### GIVEN INSTRUCTION:
Show every line containing "that" by copying it.

### MATERIAL:
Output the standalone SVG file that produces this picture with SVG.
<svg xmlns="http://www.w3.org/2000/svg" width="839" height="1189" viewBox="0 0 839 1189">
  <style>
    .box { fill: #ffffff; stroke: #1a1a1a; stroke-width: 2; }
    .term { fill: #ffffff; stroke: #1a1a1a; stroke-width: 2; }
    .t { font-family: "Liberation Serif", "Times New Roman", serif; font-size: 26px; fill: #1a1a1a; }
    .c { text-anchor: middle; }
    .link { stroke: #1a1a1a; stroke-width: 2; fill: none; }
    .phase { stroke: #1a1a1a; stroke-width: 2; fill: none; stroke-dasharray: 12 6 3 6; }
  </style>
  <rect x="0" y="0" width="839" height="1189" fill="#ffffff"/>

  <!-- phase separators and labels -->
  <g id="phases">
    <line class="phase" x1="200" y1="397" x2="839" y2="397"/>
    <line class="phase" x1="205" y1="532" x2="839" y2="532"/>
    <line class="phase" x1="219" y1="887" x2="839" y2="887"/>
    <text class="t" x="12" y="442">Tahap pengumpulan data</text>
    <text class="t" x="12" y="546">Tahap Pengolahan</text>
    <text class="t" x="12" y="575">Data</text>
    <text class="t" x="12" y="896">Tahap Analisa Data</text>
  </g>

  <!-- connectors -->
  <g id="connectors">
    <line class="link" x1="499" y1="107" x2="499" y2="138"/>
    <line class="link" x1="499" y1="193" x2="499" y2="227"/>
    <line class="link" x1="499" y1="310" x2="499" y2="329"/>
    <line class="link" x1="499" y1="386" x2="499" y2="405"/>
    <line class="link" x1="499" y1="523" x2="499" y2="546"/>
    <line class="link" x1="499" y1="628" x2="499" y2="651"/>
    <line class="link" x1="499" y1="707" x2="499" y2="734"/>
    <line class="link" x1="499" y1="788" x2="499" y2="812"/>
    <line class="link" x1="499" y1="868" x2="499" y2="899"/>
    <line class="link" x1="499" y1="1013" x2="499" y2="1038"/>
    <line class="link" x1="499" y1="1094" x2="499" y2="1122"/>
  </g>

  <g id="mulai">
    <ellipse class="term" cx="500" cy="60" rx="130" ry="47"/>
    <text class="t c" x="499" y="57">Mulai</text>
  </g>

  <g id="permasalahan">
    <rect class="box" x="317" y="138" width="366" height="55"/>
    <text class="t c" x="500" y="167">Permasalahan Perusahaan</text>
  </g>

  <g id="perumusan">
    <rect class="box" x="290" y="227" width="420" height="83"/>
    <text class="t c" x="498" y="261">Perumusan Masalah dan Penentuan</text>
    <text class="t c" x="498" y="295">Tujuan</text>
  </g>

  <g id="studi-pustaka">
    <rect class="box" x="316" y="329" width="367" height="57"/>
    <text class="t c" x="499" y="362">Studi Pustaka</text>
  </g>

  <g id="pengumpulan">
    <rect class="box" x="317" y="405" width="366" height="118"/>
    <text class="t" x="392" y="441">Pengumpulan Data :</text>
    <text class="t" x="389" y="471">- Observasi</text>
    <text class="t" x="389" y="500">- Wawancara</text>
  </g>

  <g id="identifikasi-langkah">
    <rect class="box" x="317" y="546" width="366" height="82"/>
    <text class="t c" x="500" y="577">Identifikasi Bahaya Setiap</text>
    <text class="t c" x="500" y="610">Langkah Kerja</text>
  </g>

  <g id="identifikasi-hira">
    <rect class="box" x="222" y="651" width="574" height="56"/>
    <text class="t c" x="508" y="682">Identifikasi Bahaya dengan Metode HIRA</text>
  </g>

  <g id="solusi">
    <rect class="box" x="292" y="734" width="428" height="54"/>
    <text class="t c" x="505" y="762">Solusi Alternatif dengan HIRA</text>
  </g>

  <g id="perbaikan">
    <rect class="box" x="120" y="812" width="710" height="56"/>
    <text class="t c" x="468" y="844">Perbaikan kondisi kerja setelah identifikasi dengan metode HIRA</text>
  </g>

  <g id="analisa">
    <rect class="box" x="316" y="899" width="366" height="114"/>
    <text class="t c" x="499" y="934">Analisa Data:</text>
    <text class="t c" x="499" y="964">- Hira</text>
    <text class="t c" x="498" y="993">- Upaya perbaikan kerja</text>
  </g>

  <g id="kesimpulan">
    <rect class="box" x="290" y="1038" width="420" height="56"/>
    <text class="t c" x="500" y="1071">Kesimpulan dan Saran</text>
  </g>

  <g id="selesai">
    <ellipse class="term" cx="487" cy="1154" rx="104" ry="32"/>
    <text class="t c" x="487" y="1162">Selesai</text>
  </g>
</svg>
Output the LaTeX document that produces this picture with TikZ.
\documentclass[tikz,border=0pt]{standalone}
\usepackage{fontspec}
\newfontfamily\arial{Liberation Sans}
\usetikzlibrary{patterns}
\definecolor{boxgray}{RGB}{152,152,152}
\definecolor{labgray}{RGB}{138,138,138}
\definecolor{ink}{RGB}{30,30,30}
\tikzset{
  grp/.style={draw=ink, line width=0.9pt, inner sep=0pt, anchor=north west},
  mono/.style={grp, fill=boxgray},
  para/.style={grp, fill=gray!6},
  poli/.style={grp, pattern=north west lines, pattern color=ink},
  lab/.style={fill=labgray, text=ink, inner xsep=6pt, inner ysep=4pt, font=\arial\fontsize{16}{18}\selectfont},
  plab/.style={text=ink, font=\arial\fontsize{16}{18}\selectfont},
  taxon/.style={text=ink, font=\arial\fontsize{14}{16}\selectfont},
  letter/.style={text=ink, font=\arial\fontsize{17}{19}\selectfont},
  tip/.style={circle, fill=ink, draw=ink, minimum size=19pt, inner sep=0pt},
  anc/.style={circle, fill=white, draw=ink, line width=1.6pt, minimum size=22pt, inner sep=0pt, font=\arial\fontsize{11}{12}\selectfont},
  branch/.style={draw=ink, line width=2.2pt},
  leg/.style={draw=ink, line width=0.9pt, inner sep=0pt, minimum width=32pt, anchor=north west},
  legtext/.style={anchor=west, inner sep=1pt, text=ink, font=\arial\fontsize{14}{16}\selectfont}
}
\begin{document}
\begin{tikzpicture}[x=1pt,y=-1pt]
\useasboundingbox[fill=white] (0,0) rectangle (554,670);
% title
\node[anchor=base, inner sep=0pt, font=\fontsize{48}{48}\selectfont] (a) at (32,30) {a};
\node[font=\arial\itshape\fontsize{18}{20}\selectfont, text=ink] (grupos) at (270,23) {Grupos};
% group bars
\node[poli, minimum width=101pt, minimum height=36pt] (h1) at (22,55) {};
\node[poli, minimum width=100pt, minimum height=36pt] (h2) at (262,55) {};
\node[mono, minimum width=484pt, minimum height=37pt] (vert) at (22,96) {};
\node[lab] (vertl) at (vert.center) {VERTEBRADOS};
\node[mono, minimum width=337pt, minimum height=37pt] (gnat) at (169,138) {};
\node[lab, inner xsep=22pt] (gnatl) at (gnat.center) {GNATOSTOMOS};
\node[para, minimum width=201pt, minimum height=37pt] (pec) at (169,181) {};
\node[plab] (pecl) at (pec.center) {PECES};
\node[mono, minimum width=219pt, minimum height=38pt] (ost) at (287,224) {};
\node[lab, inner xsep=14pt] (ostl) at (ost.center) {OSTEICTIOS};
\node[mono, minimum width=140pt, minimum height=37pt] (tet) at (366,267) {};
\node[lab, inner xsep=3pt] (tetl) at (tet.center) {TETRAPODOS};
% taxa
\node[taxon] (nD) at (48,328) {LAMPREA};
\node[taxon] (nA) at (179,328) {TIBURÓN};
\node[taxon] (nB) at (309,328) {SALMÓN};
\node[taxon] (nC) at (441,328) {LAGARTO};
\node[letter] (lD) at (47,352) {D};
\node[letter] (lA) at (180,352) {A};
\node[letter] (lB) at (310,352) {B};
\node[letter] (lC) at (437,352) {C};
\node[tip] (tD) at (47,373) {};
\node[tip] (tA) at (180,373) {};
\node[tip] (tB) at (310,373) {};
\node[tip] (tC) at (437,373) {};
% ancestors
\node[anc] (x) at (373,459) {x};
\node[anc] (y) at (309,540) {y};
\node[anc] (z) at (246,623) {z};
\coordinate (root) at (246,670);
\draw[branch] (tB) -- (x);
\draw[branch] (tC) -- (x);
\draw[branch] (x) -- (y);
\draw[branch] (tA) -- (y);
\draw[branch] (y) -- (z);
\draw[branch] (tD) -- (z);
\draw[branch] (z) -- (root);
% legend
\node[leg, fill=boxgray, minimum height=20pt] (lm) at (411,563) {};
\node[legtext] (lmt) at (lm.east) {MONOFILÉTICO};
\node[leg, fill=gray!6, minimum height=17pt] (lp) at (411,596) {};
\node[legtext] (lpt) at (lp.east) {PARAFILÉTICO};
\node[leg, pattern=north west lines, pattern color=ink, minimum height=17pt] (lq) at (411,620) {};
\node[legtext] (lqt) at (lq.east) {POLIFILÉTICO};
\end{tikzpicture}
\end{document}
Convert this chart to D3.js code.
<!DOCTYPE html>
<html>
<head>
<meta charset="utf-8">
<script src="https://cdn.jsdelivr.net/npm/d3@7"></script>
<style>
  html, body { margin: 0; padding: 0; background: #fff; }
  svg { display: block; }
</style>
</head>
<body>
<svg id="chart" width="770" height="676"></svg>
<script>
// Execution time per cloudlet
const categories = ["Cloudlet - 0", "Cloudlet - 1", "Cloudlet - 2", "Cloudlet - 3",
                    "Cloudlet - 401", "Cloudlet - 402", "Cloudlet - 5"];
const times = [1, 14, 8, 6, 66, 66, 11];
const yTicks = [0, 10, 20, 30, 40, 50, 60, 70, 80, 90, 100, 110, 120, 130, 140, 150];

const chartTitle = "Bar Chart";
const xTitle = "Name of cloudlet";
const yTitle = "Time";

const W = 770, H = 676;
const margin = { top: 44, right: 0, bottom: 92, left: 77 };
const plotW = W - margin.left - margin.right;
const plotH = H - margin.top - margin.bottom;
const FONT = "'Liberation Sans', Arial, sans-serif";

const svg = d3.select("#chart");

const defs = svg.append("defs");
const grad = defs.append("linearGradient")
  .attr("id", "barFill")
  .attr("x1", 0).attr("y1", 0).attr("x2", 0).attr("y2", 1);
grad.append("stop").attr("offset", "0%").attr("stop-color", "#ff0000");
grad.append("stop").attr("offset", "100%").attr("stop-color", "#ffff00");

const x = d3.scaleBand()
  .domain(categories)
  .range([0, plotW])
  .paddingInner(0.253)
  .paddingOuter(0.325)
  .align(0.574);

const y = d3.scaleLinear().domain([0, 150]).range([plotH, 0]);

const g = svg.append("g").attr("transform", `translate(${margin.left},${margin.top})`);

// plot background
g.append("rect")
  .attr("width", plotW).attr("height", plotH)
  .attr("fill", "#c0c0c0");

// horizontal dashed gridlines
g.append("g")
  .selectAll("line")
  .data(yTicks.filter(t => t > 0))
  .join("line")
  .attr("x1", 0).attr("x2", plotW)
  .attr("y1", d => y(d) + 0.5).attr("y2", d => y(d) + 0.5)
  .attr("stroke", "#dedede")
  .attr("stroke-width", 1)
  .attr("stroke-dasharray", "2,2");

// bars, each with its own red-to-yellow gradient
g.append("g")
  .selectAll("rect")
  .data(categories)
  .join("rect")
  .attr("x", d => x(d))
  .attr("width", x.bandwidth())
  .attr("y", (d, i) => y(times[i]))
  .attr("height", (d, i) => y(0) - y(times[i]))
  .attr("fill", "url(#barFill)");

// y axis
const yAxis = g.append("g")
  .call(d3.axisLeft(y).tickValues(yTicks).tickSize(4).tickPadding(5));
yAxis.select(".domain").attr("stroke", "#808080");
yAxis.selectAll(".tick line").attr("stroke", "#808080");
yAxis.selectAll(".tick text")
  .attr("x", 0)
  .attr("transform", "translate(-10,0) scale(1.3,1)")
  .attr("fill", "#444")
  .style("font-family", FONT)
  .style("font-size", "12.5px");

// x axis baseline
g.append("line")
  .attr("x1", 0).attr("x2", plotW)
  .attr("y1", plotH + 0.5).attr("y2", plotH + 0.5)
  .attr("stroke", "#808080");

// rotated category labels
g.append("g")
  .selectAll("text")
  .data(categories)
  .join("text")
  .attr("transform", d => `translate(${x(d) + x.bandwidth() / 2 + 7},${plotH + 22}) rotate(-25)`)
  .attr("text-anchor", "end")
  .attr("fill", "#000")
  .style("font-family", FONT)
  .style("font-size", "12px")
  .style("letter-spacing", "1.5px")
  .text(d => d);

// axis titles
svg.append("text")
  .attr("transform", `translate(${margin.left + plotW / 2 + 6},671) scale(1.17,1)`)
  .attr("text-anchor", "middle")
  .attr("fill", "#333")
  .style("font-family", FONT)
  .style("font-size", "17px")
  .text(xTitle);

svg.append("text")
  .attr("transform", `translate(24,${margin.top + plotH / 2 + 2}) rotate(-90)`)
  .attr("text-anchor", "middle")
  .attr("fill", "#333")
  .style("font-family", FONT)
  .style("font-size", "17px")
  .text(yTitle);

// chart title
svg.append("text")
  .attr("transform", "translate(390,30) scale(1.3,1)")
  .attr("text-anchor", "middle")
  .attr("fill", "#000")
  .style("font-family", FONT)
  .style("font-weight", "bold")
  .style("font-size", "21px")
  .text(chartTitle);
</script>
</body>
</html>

### RESULT FOR THIS EXERCISE:
Output the standalone SVG file that produces this picture with SVG.
Output the LaTeX document that produces this picture with TikZ.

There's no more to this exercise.